The last team to win its first six games of the playoff was the 2007 Rockies, who swept the Phillies in the National League Division Series and the Diamondbacks in the NL Championship Series before getting swept themselves by the Red Sox in the World Series. So that isn’t precisely the model the Royals want to follow. For now, though, the Royals have stunned the baseball world just as those Rockies did seven years ago.

These guys rile us up more than those Rockies, though, because they waited so long to return to the postseason — of the 18 guys who have played for the Royals in this ALCS, only six were born when Kansas City won the 1985 Fall Classic — and because the manner in which they have won these games. Only one, their 8-3 clincher over the Angels in ALDS Game 3, didn’t go down to the wire.
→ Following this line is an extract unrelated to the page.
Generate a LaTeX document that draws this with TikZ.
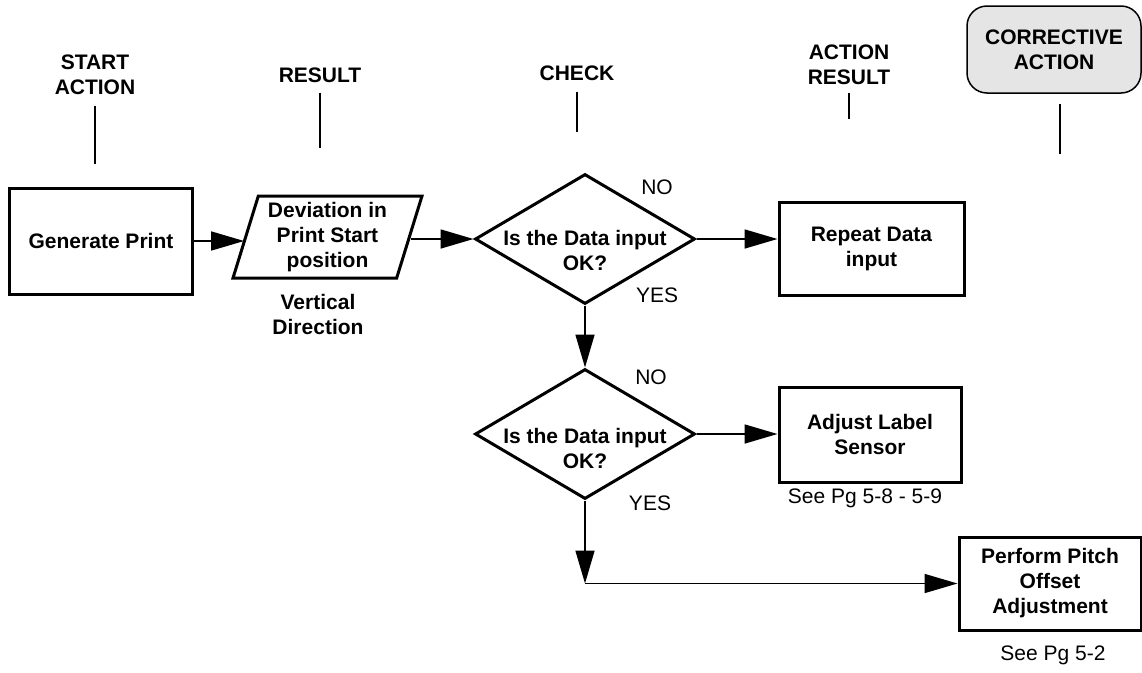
\documentclass[tikz,border=0pt]{standalone}
\usepackage{fontspec}
\setmainfont{Liberation Sans}
\usetikzlibrary{arrows.meta, calc, positioning, shapes.geometric}

\begin{document}
\begin{tikzpicture}[x=1pt, y=-1pt, % one unit = one pixel, y downward
         > = {Triangle[length=33pt, width=19pt]},
  lbl/.style = {font=\fontsize{21}{25}\selectfont\bfseries, align=center,
                inner sep=2pt},
 note/.style = {font=\fontsize{21}{25}\selectfont, align=center,
                inner sep=2pt},
 stub/.style = {line width=1.5pt},
 flow/.style = {->, line width=1.6pt},
  box/.style args = {#1/#2}{draw, line width=3pt, lbl,
                            minimum width=#1, minimum height=#2},
 para/.style = {draw, line width=3pt, lbl, trapezium,
                trapezium left angle=70, trapezium right angle=110,
                trapezium stretches body,
                minimum width=189pt, minimum height=82pt, inner sep=0pt},
  ask/.style = {draw, line width=3pt, diamond,
                minimum width=220pt, minimum height=130pt, inner sep=0pt},
 corr/.style = {draw, line width=1.5pt, rounded corners=20pt,
                fill=black!10, lbl, minimum width=174pt, minimum height=87pt}
                        ]
	\useasboundingbox (0,0) rectangle (1142,672);

	% column headings
	\node[lbl]  (start)  at (95,74.5)   {START\\ACTION};
	\node[lbl]  (result) at (320,75)    {RESULT};
	\node[lbl]  (check)  at (577,73)    {CHECK};
	\node[lbl]  (actres) at (849,64.5)  {ACTION\\RESULT};
	\node[corr] (corrective) at (1054,49.5) {CORRECTIVE\\ACTION};

	\draw[stub] (start.south)  ++(0,9) -- ++(0,58);
	\draw[stub] (result.south) ++(0,8) -- ++(0,55);
	\draw[stub] (check.south)  ++(0,9) -- ++(0,40);
	\draw[stub] (actres.south) ++(0,6) -- ++(0,26);
	\draw[stub] ($(corrective.south)+(6,10)$) -- ++(0,50);

	% first row
	\node[box=183pt/106pt] (gen) at (101,241)   {Generate Print};
	\node[para]            (dev) at (327.5,237) {Deviation in\\Print Start\\position};
	\node[lbl] (vdir) at (318,314.5) {Vertical\\Direction};
	\node[ask] (q1) at (585,239) {};
	\node[lbl] (q1txt) at ($(q1)+(0,11)$) {Is the Data input\\OK?};
	\node[note] (no1)  at (657,187) {NO};
	\node[note] (yes1) at (657,295) {YES};
	\node[box=185pt/93pt] (rep) at (871.5,248.5) {Repeat Data\\input};

	\draw[flow] (gen.east) -- (gen.east -| dev.west);
	\draw[flow] (dev.east |- q1.west) -- (q1.west);
	\draw[flow] (q1.east) -- (q1.east -| rep.west);

	% second check
	\node[ask] (q2) at (585,434) {};
	\node[lbl] (q2txt) at ($(q2)+(0,14)$) {Is the Data input\\OK?};
	\node[note] (no2)  at (651,377) {NO};
	\node[note] (yes2) at (650,503) {YES};
	\node[box=182pt/95pt] (adj) at (870,434.5) {Adjust Label\\Sensor};
	\node[note] (see1) at (865,498) {See Pg 5-8 - 5-9};

	\draw[flow] (q1) -- (q2);
	\draw[flow] (q2.east) -- (q2.east -| adj.west);

	% last step
	\node[box=182pt/93pt] (perf) at (1050,583.5) {Perform Pitch\\Offset\\Adjustment};
	\node[note] (see2) at (1053,655) {See Pg 5-2};
	\coordinate (bend) at (q2.south |- perf.west);

	\draw[flow] (q2.south) -- (bend);
	\draw[flow] (bend) -- (perf.west);
\end{tikzpicture}
\end{document}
This time, the Royals didn’t cash in on an uncharacteristic home run for the winner. Rather, they utilized their more standard tactic of manufacturing a pair of runs without hitting the ball particularly hard. Omar Infante started the ninth with an infield single to third, a soft roller on which he beat Ryan Flaherty’s relay. Then, as Showalter lifted his righty setup man Darren O’Day for his lefty closer Zach Britton, Yost asked Mike Moustakas to bunt even though he homered earlier in the game and has gone deep four times in this postseason.

“Britton is really, really tough on lefties,” Yost said. “We had a decision to make right there, if Omar got on … do we pinch‑ hit [Christian] Colon and bunt him over there? Or do we try to create a little havoc and pinch‑ run for Omar and let Mous bunt? That was the direction we took, and it worked out great for us. Mous did a great job of getting the bunt down.”

He did, with Infante’s pinch-runner Terrance Gore advancing to second, and then Alcides Escobar hit a grounder off the end of his bat down the first-base line for a run-scoring double. Escobar wound up scoring from third on Lorenzo Cain’s single up the middle, Cain’s fourth hit of the day, and Cain added a pair of spectacular catches in the outfield.

That Cain and Escobar came over in the same 2010 trade December 2010 trade from Milwaukee, in return for ace Zack Greinke, made the day’s events all the sweeter for the Royals.

“Our team is very confident,” Cain said. “But at the end of the day, you’ve got to go out and do it on the field. That’s what we’ve been doing as of late. We’ve been on a nice run so far.”

The Royals have enjoyed some good bounces and well-placed balls; they scored their first two runs off Baltimore starter Bud Norris when Eric Hosmer knocked a two-run, first-inning bloop single over the head of O’s shortstop J.J. Hardy. But the Orioles have benefited, too. This hardly feels like a case of luck carrying the day. Nor does it feel like Baltimore giving its opportunity away.

“I think about a hundred percent of that is what they’re doing, not what we’re not doing,” Showalter said.

If the veteran manager was as thrown off as the rest of us, he did a fine job hiding it. At this point, though, it would throw most of us off if the Orioles managed to win at least two of three games in Kansas City to bring things back here.

Until further notice, the baseball universe is officially upside down.